No monkey-shines in the bedroom, dear –
We can hear you through the walls!
There’s no borrowing of my precious things
To use onstage as “props”
And no guns nor swords, whether real or not –
I swear, I’ll call the cops!

There’s no folk like show folk!
I think they’re truly grand.
But bless their hearts, they’ve got a special knack
For getting out of hand.
Their aptitude for mayhem
Is among their greatest flaws
But there’s order here
‘Cause we all adhere
To Maggie Fielder’s laws!

You should get to know your neighbors.
They’re quite a motley crew.
Sometimes we appear like a circus here,
Or worse, I fear, like a zoo!
An acrobat walks the clothesline,
A comedian falls down stairs,
And the basement’s packed
With a vaudeville act
Whose specialty is juggling chairs!

You see this gent? He owes me rent.
I ought to charge you double!
He’s a crazy clown from Allentown
Who can be no end of trouble.
A contortionist from South Bend
Who life is a twisted tale
And a rogue named Bert
Who is quite the flirt
And has spent some time in jail.

There’s an orator from Oregon
With a voice that’s rich and plummy,
And a juvenile with a dazzling smile
Who can be a bit too chummy.
A saucy lass from Worcester, Mass
Who’s fond of a dram of rummy
And last on the list,
A ventriloquist
And his roommate, who’s a dummy!

There’s no folk like show folk!

I love them, ‘deed I do!

Just take her son, he’s definitely one!

And his wife is show folk too!

We love her like a mother
No other gets applause. (all clap)
And we get on fine
‘Cause we toe the line.

Only knaves and fools
Disobey my rules!

We’re a family here
And we all adhere
To Maggie Fielder’s laws!!

If you were actually following along with the lyric, you noticed that there’s a couple of stanzas that didn’t make it into the performance. The “list song” is a feature of many musicals, and I fell into a frenzy of list-making in the middle section, cataloging the diverse show-biz types who might populate a boarding house like Maggie’s.

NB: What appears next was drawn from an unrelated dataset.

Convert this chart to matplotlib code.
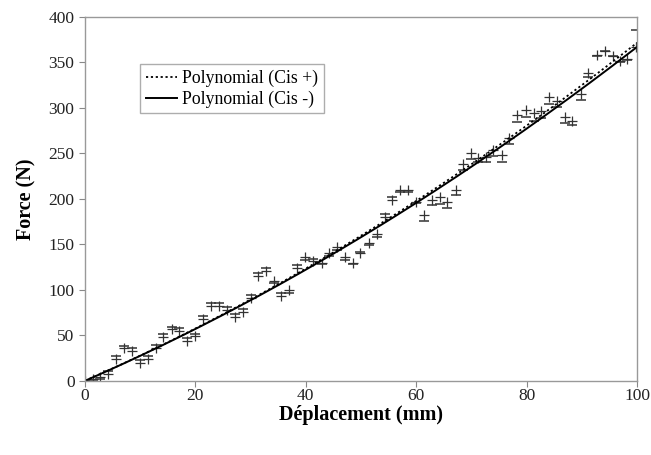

I’m particularly proud of the stanza in the lyric that ends with the ventriloquist and his dummy. You may be thinking, did I miss hearing that in the song? Not to worry, it had been cut by the time we got to the performance where this clip was recorded. It’s a textbook example of a lyric that builds to a punch-line. The sequence of rhymes “plummy/chummy/rummy” is playful and euphonious, and the word “ventriloquist,” when sung with a ritard and a fermata, sets up a marvelous sense of expectation which the final line pays off. I feel like my awareness of that kind of technical finesse has made me a better lyricist and a better songwriter as the years have passed. A song like this needs a singer who can support the writing by delivering nuanced specifics phrase by phrase. And some clever staging wouldn’t hurt, either! Like with the doors in “Gentleman’s Guide?” Yes, please!

Elsewhere on this blog I’ve provided biographical information on Mae Desmond and on the late Dr. Mari Kathleen Fielder, my colleague at UArts and Mae’s granddaughter. The career of Mae Desmond and the colorful world of professional stock in the early years of the twentieth century is the subject of Dr. Fielder’s doctoral dissertation, a hefty tome that provided endless inspiration for Seth and me. It’s too juicy a story to give up on, and I’m sure we’ll get back to it when the time is right!